_Set problem_.
Check every line below for the string "chart", and copy the lines that contain it.

-=-=-=-=-

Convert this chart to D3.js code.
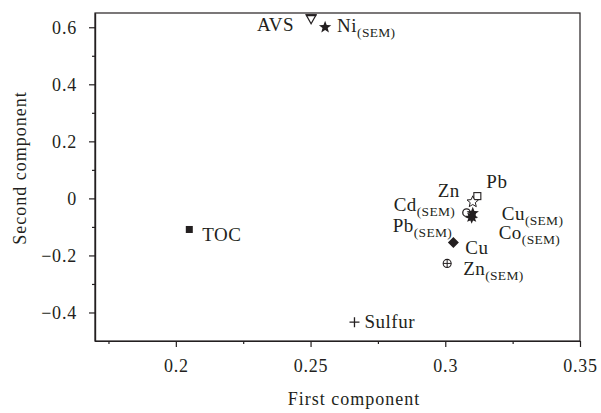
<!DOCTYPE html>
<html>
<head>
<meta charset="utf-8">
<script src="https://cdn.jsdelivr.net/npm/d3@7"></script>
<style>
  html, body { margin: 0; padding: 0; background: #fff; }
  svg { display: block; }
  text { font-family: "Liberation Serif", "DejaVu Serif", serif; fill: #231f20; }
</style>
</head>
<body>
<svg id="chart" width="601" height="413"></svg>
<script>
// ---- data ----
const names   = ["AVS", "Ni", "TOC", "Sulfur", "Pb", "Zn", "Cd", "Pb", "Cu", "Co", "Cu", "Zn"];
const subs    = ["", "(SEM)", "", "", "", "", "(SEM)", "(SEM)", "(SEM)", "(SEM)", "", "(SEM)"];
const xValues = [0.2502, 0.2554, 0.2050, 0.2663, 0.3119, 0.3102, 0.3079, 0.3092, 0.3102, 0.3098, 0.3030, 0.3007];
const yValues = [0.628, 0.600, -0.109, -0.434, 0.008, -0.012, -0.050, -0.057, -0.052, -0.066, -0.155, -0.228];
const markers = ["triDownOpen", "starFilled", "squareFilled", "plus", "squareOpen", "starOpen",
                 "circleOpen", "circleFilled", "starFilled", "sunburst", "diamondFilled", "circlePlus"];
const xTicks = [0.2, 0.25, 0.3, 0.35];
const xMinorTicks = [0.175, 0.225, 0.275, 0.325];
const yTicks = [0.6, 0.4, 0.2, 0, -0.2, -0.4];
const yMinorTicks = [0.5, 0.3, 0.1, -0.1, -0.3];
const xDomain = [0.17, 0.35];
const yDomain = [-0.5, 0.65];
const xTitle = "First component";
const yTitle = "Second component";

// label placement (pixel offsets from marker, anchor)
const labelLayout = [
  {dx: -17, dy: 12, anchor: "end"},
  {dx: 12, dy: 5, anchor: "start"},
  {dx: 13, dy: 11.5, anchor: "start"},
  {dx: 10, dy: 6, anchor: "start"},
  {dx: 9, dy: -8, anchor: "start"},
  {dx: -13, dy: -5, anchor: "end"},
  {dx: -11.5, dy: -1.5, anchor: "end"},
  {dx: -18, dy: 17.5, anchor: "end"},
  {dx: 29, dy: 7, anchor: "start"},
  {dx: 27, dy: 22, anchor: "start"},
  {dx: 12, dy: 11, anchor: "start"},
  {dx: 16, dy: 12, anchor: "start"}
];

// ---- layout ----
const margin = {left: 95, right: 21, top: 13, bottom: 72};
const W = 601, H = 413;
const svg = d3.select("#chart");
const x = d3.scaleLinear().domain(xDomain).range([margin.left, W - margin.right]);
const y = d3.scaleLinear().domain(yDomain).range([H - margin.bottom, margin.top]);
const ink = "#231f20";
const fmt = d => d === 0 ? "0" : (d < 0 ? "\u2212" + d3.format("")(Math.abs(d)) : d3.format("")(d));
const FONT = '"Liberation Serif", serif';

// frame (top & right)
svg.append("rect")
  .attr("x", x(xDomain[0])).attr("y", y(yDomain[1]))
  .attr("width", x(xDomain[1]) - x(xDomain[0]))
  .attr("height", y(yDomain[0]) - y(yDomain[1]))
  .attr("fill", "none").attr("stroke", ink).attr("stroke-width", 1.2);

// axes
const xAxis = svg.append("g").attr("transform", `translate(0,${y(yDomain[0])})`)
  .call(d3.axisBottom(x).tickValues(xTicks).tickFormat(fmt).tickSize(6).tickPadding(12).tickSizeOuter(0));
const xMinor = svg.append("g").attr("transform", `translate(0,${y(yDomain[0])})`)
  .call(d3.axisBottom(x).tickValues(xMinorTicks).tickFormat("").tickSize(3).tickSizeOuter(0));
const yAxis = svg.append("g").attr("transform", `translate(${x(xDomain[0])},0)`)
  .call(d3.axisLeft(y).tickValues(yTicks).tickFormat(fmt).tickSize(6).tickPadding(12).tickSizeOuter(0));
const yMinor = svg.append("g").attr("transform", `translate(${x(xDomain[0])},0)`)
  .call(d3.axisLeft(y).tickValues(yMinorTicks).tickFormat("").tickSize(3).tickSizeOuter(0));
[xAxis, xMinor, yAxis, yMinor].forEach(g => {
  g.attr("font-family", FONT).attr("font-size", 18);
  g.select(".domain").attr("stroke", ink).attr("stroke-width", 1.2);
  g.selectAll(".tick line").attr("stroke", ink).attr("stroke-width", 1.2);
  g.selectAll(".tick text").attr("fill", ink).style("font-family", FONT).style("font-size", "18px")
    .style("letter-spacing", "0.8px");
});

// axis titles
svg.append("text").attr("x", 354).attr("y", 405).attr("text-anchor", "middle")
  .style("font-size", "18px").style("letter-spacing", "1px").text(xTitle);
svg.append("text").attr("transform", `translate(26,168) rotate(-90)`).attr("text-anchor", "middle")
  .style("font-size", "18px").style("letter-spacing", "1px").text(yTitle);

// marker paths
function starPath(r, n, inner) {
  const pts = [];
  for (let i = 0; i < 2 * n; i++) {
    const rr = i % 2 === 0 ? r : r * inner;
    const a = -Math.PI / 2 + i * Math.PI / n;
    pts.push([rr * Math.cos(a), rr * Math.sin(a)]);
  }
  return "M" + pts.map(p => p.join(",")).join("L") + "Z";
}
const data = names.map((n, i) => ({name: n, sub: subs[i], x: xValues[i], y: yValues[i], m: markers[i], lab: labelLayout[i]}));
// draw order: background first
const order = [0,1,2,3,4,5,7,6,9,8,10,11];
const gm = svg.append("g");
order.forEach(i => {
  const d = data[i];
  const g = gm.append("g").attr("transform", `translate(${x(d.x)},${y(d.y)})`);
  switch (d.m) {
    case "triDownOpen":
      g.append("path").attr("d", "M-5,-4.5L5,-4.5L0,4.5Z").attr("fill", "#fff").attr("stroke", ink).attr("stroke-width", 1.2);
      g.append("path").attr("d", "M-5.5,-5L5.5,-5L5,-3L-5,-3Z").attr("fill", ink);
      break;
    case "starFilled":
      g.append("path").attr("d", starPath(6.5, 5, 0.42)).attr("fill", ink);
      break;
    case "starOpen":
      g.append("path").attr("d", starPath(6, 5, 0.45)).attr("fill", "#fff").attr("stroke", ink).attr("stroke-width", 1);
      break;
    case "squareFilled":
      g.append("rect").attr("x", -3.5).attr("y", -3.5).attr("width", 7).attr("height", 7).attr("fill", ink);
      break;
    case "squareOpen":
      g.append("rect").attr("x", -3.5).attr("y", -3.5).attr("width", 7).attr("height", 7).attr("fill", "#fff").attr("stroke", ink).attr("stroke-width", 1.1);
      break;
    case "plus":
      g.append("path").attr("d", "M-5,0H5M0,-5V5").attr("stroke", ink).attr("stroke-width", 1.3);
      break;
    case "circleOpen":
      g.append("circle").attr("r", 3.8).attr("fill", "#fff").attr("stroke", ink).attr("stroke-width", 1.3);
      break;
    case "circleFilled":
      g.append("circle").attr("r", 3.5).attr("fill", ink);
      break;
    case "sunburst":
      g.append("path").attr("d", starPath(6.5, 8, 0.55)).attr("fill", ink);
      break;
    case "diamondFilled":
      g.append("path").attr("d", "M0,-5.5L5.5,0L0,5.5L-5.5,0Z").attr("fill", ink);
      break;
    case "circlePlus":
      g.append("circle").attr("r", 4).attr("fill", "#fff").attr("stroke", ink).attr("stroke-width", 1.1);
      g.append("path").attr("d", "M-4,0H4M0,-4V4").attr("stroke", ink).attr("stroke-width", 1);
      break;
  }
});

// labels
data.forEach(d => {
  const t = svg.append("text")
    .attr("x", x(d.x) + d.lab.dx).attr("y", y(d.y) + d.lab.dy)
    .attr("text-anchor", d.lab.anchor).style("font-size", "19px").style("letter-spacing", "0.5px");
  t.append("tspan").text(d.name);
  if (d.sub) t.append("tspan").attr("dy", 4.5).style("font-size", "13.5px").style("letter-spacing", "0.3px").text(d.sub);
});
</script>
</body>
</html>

-=-=-=-=-

_Complete response_.
Convert this chart to D3.js code.
<svg id="chart" width="601" height="413"></svg>
const svg = d3.select("#chart");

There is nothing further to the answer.